Records with drawing code
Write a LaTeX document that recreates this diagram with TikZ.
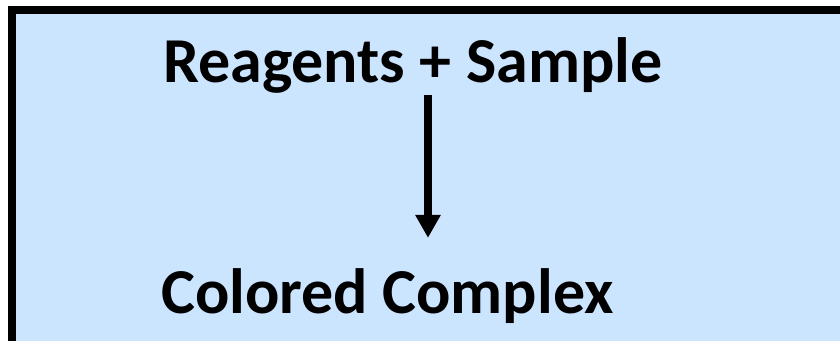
\documentclass[tikz,border=0pt]{standalone}
\usepackage{fontspec}
\setmainfont{Carlito}
\usetikzlibrary{arrows.meta, positioning, calc}
\definecolor{azulclaro}{HTML}{CCE5FF}
\colorlet{colMarco}{black}
\tikzset{
  cajaFondo/.style={draw=colMarco, line width=8pt, fill=azulclaro},
  textoGrande/.style={font=\fontsize{64}{76}\selectfont\bfseries, inner sep=0pt, anchor=base west},
  flecha/.style={-{Triangle[width=24pt, length=23pt]}, line width=8.5pt, colMarco},
}
\begin{document}
\begin{tikzpicture}[x=1pt, y=-1pt]
    \useasboundingbox (0,0) rectangle (840,340);
    \begin{scope}
      \clip (0,0) rectangle (840,340);
      \draw[cajaFondo] (12,10) rectangle (860,360);
    \end{scope}
    \node[textoGrande] (reactivos) at (163,82) {Reagents + Sample};
    \node[textoGrande] (complejo) at (161,313) {Colored Complex};
    \coordinate (inicio) at (428,95);
    \coordinate (fin) at ($(inicio |- complejo.north)+(0,-30)$);
    \draw[flecha] (inicio) -- (fin);
\end{tikzpicture}
\end{document}
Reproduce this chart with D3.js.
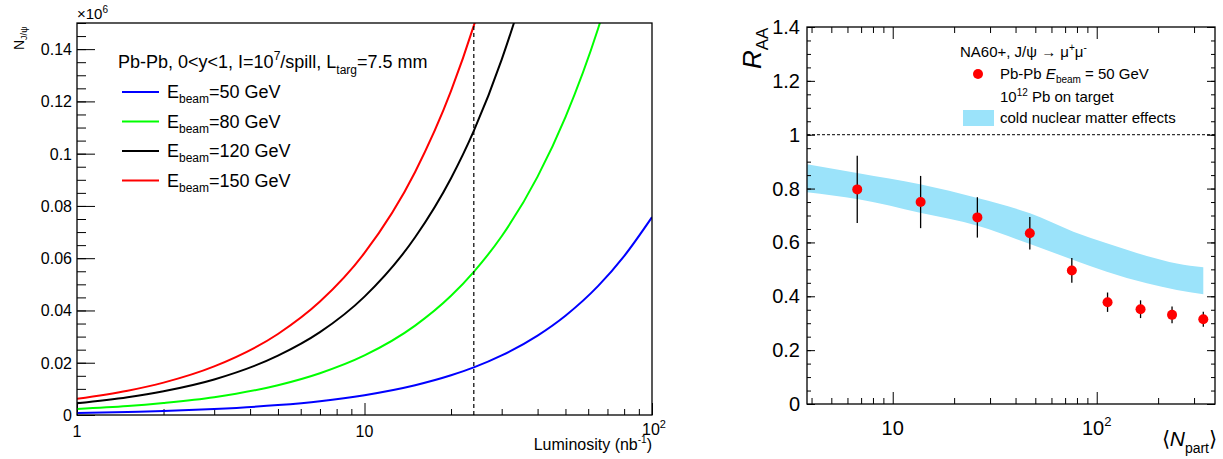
<!DOCTYPE html>
<html>
<head>
<meta charset="utf-8">
<script src="https://cdn.jsdelivr.net/npm/d3@7"></script>
<style>
body { margin: 0; background: #fff; }
text { font-family: "Liberation Sans", Arial, sans-serif; fill: #000; }
</style>
</head>
<body>
<div id="chart"></div>
<script>
// left panel: J/psi yield vs luminosity (values in units of 10^6)
const lumi = [1, 1.5, 2, 3, 5, 7, 10, 15, 20, 24, 30, 40, 50, 65, 80, 100]
const yield50 = [0.00076, 0.00114, 0.0015, 0.0023, 0.0038, 0.0053, 0.0076, 0.0114, 0.0152, 0.0182, 0.0228, 0.0304, 0.038, 0.0494, 0.0608, 0.0757]
const yield80 = [0.00228, 0.0034, 0.0046, 0.0068, 0.0114, 0.016, 0.0228, 0.0342, 0.0456, 0.0548, 0.0684, 0.0912, 0.114, 0.148, 0.182, 0.228]
const yield120 = [0.0045, 0.0068, 0.0091, 0.0136, 0.0227, 0.0317, 0.0453, 0.068, 0.0906, 0.1087, 0.136, 0.181, 0.226, 0.294, 0.362, 0.453]
const yield150 = [0.0062, 0.0093, 0.0124, 0.0186, 0.031, 0.0434, 0.062, 0.093, 0.124, 0.149, 0.186, 0.248, 0.31, 0.403, 0.496, 0.62]
const beamLabels = ["50", "80", "120", "150"]
const beamColors = ["#0000ff", "#00ff00", "#000000", "#ff0000"]
const lumiMarker = 24
const yTicksLeft = [0, 0.02, 0.04, 0.06, 0.08, 0.1, 0.12, 0.14]

// right panel: R_AA vs Npart
const npart = [6.7, 13.7, 26, 47, 75.5, 113, 164, 234, 333]
const raa = [0.797, 0.75, 0.693, 0.634, 0.496, 0.378, 0.352, 0.331, 0.315]
const raaErr = [0.125, 0.097, 0.075, 0.06, 0.046, 0.036, 0.033, 0.031, 0.028]
const bandN = [3.8, 6.8, 13.6, 26.3, 47.1, 76.8, 112, 176, 247, 333]
const bandHi = [0.890, 0.857, 0.816, 0.764, 0.708, 0.640, 0.597, 0.550, 0.522, 0.508]
const bandLo = [0.786, 0.760, 0.710, 0.661, 0.594, 0.535, 0.491, 0.448, 0.423, 0.408]
const yTicksRight = [0, 0.2, 0.4, 0.6, 0.8, 1, 1.2, 1.4]

const width = 1223
const height = 459
const band_color = '#9be3fa'

const svg = d3.select("#chart")
    .append("svg")
    .attr("width", width)
    .attr("height", height)

/* ---------- left panel ---------- */
const L = {x0: 77, x1: 652, y0: 23, y1: 415}
const xl = d3.scaleLog().domain([1, 100]).range([L.x0, L.x1])
const yl = d3.scaleLinear().domain([0, 0.15]).range([L.y1, L.y0])

svg.append("clipPath").attr("id", "clipL")
    .append("rect").attr("x", L.x0).attr("y", L.y0)
    .attr("width", L.x1 - L.x0).attr("height", L.y1 - L.y0)

const gl = svg.append("g")

// y ticks (pointing inward)
gl.append("g")
    .attr("transform", `translate(${L.x0},0)`)
    .call(d3.axisLeft(yl).tickValues(d3.range(0, 0.1501, 0.005)).tickSize(-9).tickFormat(""))
    .call(g => g.select(".domain").remove())
gl.append("g")
    .attr("transform", `translate(${L.x0},0)`)
    .call(d3.axisLeft(yl).tickValues(yTicksLeft).tickSize(-18).tickFormat(""))
    .call(g => g.select(".domain").remove())
gl.selectAll(".ylabL")
    .data(yTicksLeft)
    .enter()
    .append("text")
    .attr("class", "ylabL")
    .attr("x", 72)
    .attr("y", d => yl(d) + 6)
    .attr("text-anchor", "end")
    .attr("font-size", 16)
    .text(d => d3.format("")(+d.toFixed(2)))

// x ticks
const minorL = [2, 3, 4, 5, 6, 7, 8, 9, 20, 30, 40, 50, 60, 70, 80, 90]
gl.append("g")
    .attr("transform", `translate(0,${L.y1})`)
    .call(d3.axisBottom(xl).tickValues(minorL).tickSize(-6).tickFormat(""))
    .call(g => g.select(".domain").remove())
gl.append("g")
    .attr("transform", `translate(0,${L.y1})`)
    .call(d3.axisBottom(xl).tickValues([1, 10, 100]).tickSize(-12).tickFormat(""))
    .call(g => g.select(".domain").remove())

gl.append("text").attr("x", xl(1)).attr("y", 437).attr("text-anchor", "middle")
    .attr("font-size", 16).text("1")
gl.append("text").attr("x", xl(10)).attr("y", 437).attr("text-anchor", "middle")
    .attr("font-size", 16).text("10")
const t100 = gl.append("text").attr("x", xl(100) + 2).attr("y", 435).attr("text-anchor", "middle")
    .attr("font-size", 16)
t100.append("tspan").text("10")
t100.append("tspan").attr("font-size", 11).attr("dy", -7).text("2")

// curves
const lineL = d3.line().x((d, i) => xl(lumi[i])).y(d => yl(d)).curve(d3.curveMonotoneX)
const curvesL = [yield50, yield80, yield120, yield150]
gl.append("g").attr("clip-path", "url(#clipL)")
    .selectAll("path")
    .data(curvesL)
    .enter()
    .append("path")
    .attr("d", lineL)
    .attr("fill", "none")
    .attr("stroke", (d, i) => beamColors[i])
    .attr("stroke-width", 2)

// dashed line at nominal luminosity
gl.append("line")
    .attr("x1", xl(lumiMarker)).attr("x2", xl(lumiMarker))
    .attr("y1", L.y1).attr("y2", L.y0)
    .attr("stroke", "black").attr("stroke-width", 1.2)
    .attr("stroke-dasharray", "4,3")

// frame
gl.append("rect")
    .attr("x", L.x0).attr("y", L.y0)
    .attr("width", L.x1 - L.x0).attr("height", L.y1 - L.y0)
    .attr("fill", "none").attr("stroke", "black").attr("stroke-width", 1.3)

// axis titles
const ex = gl.append("text").attr("x", L.x0).attr("y", 19).attr("font-size", 15)
ex.append("tspan").text("\u00d710")
ex.append("tspan").attr("font-size", 10).attr("dy", -6).text("6")

const ytl = gl.append("text").attr("transform", "translate(24,50) rotate(-90)").attr("font-size", 14)
ytl.append("tspan").text("N")
ytl.append("tspan").attr("font-size", 9).attr("dy", 3).text("J/\u03c8")

const xtl = gl.append("text").attr("x", L.x1).attr("y", 450).attr("text-anchor", "end").attr("font-size", 16)
xtl.append("tspan").text("Luminosity (nb")
xtl.append("tspan").attr("font-size", 10).attr("dy", -7).text("-1")
xtl.append("tspan").attr("dy", 7).text(")")

// legend
const hdr = gl.append("text").attr("x", 118).attr("y", 68).attr("font-size", 18)
hdr.append("tspan").text("Pb-Pb, 0<y<1, I=10")
hdr.append("tspan").attr("font-size", 12).attr("dy", -8).text("7")
hdr.append("tspan").attr("dy", 8).text("/spill, L")
hdr.append("tspan").attr("font-size", 12).attr("dy", 6).text("targ")
hdr.append("tspan").attr("dy", -6).text("=7.5 mm")

const leg = gl.selectAll(".leg")
    .data(beamLabels)
    .enter()
    .append("g")
    .attr("class", "leg")
    .attr("transform", (d, i) => `translate(0,${92 + 29.5 * i})`)
leg.append("line")
    .attr("x1", 122).attr("x2", 159)
    .attr("stroke", (d, i) => beamColors[i]).attr("stroke-width", 2)
const legText = leg.append("text").attr("x", 167).attr("y", 6).attr("font-size", 18)
legText.append("tspan").text("E")
legText.append("tspan").attr("font-size", 12).attr("dy", 5).text("beam")
legText.append("tspan").attr("dy", -5).text(d => `=${d} GeV`)

/* ---------- right panel ---------- */
const R = {x0: 807, x1: 1215, y0: 27, y1: 404}
const xr = d3.scaleLog().domain([3.8, 380]).range([R.x0, R.x1])
const yr = d3.scaleLinear().domain([0, 1.4]).range([R.y1, R.y0])

svg.append("clipPath").attr("id", "clipR")
    .append("rect").attr("x", R.x0).attr("y", R.y0)
    .attr("width", R.x1 - R.x0).attr("height", R.y1 - R.y0)

const gr = svg.append("g")

// band
const area = d3.area()
    .x((d, i) => xr(bandN[i]))
    .y0((d, i) => yr(bandLo[i]))
    .y1(d => yr(d))
    .curve(d3.curveMonotoneX)
gr.append("path")
    .datum(bandHi)
    .attr("clip-path", "url(#clipR)")
    .attr("d", area)
    .attr("fill", band_color)

// dashed line at R_AA = 1
gr.append("line")
    .attr("x1", R.x0).attr("x2", R.x1)
    .attr("y1", yr(1)).attr("y2", yr(1))
    .attr("stroke", "black").attr("stroke-width", 1)
    .attr("stroke-dasharray", "3,2")

// y ticks both sides
const minorYR = d3.range(0, 1.401, 0.05)
;[[R.x0, d3.axisLeft], [R.x1, d3.axisRight]].forEach(([xp, ax]) => {
    gr.append("g").attr("transform", `translate(${xp},0)`)
        .call(ax(yr).tickValues(minorYR).tickSize(-4).tickFormat(""))
        .call(g => g.select(".domain").remove())
    gr.append("g").attr("transform", `translate(${xp},0)`)
        .call(ax(yr).tickValues(yTicksRight).tickSize(-8).tickFormat(""))
        .call(g => g.select(".domain").remove())
})
gr.selectAll(".ylab")
    .data(yTicksRight)
    .enter()
    .append("text")
    .attr("class", "ylab")
    .attr("x", 800)
    .attr("y", d => yr(d) + 7)
    .attr("text-anchor", "end")
    .attr("font-size", 20)
    .text(d => d3.format("")(d))

// x ticks top and bottom
const minorR = [4, 5, 6, 7, 8, 9, 20, 30, 40, 50, 60, 70, 80, 90, 200, 300]
;[[R.y1, d3.axisBottom], [R.y0, d3.axisTop]].forEach(([yp, ax]) => {
    gr.append("g").attr("transform", `translate(0,${yp})`)
        .call(ax(xr).tickValues(minorR).tickSize(-6).tickFormat(""))
        .call(g => g.select(".domain").remove())
    gr.append("g").attr("transform", `translate(0,${yp})`)
        .call(ax(xr).tickValues([10, 100]).tickSize(-12).tickFormat(""))
        .call(g => g.select(".domain").remove())
})
gr.append("text").attr("x", xr(10)).attr("y", 435).attr("text-anchor", "middle")
    .attr("font-size", 20).text("10")
const r100 = gr.append("text").attr("x", xr(100)).attr("y", 435).attr("text-anchor", "middle")
    .attr("font-size", 20)
r100.append("tspan").text("10")
r100.append("tspan").attr("font-size", 13).attr("dy", -9).text("2")

// data points with error bars
const pts = gr.selectAll(".pt")
    .data(raa)
    .enter()
    .append("g")
    .attr("class", "pt")
pts.append("line")
    .attr("x1", (d, i) => xr(npart[i])).attr("x2", (d, i) => xr(npart[i]))
    .attr("y1", (d, i) => yr(d + raaErr[i])).attr("y2", (d, i) => yr(d - raaErr[i]))
    .attr("stroke", "black").attr("stroke-width", 1.3)
pts.append("circle")
    .attr("cx", (d, i) => xr(npart[i]))
    .attr("cy", d => yr(d))
    .attr("r", 5)
    .attr("fill", "#ff0000")

// frame
gr.append("rect")
    .attr("x", R.x0).attr("y", R.y0)
    .attr("width", R.x1 - R.x0).attr("height", R.y1 - R.y0)
    .attr("fill", "none").attr("stroke", "black").attr("stroke-width", 1.3)

// axis titles
const ytr = gr.append("text").attr("transform", "translate(761,69) rotate(-90)").attr("font-size", 26)
ytr.append("tspan").attr("font-style", "italic").text("R")
ytr.append("tspan").attr("font-size", 17).attr("dy", 7).text("AA")

const xtr = gr.append("text").attr("x", R.x1 + 2).attr("y", 446).attr("text-anchor", "end").attr("font-size", 21)
xtr.append("tspan").text("\u27e8")
xtr.append("tspan").attr("font-style", "italic").text("N")
xtr.append("tspan").attr("font-size", 14).attr("dy", 7).text("part")
xtr.append("tspan").attr("dy", -7).text("\u27e9")

// legend
const lh = gr.append("text").attr("x", 960).attr("y", 57).attr("font-size", 15)
lh.append("tspan").text("NA60+, J/\u03c8 \u2192 \u03bc")
lh.append("tspan").attr("font-size", 10).attr("dy", -6).text("+")
lh.append("tspan").attr("dy", 6).text("\u03bc")
lh.append("tspan").attr("font-size", 10).attr("dy", -6).text("-")

gr.append("circle").attr("cx", 978).attr("cy", 74).attr("r", 5).attr("fill", "#ff0000")
const l1 = gr.append("text").attr("x", 1000).attr("y", 79).attr("font-size", 15)
l1.append("tspan").text("Pb-Pb ")
l1.append("tspan").attr("font-style", "italic").text("E")
l1.append("tspan").attr("font-size", 10).attr("dy", 4).text("beam")
l1.append("tspan").attr("dy", -4).text(" = 50 GeV")

const l2 = gr.append("text").attr("x", 1000).attr("y", 102).attr("font-size", 15)
l2.append("tspan").text("10")
l2.append("tspan").attr("font-size", 10).attr("dy", -6).text("12")
l2.append("tspan").attr("dy", 6).text(" Pb on target")

gr.append("rect").attr("x", 963).attr("y", 110).attr("width", 31).attr("height", 16).attr("fill", band_color)
gr.append("text").attr("x", 1000).attr("y", 123).attr("font-size", 15).text("cold nuclear matter effects")
</script>
</body>
</html>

### Exercise
Every line of the records that includes the word "this" should be gathered.

### Final result
Write a LaTeX document that recreates this diagram with TikZ.
Reproduce this chart with D3.js.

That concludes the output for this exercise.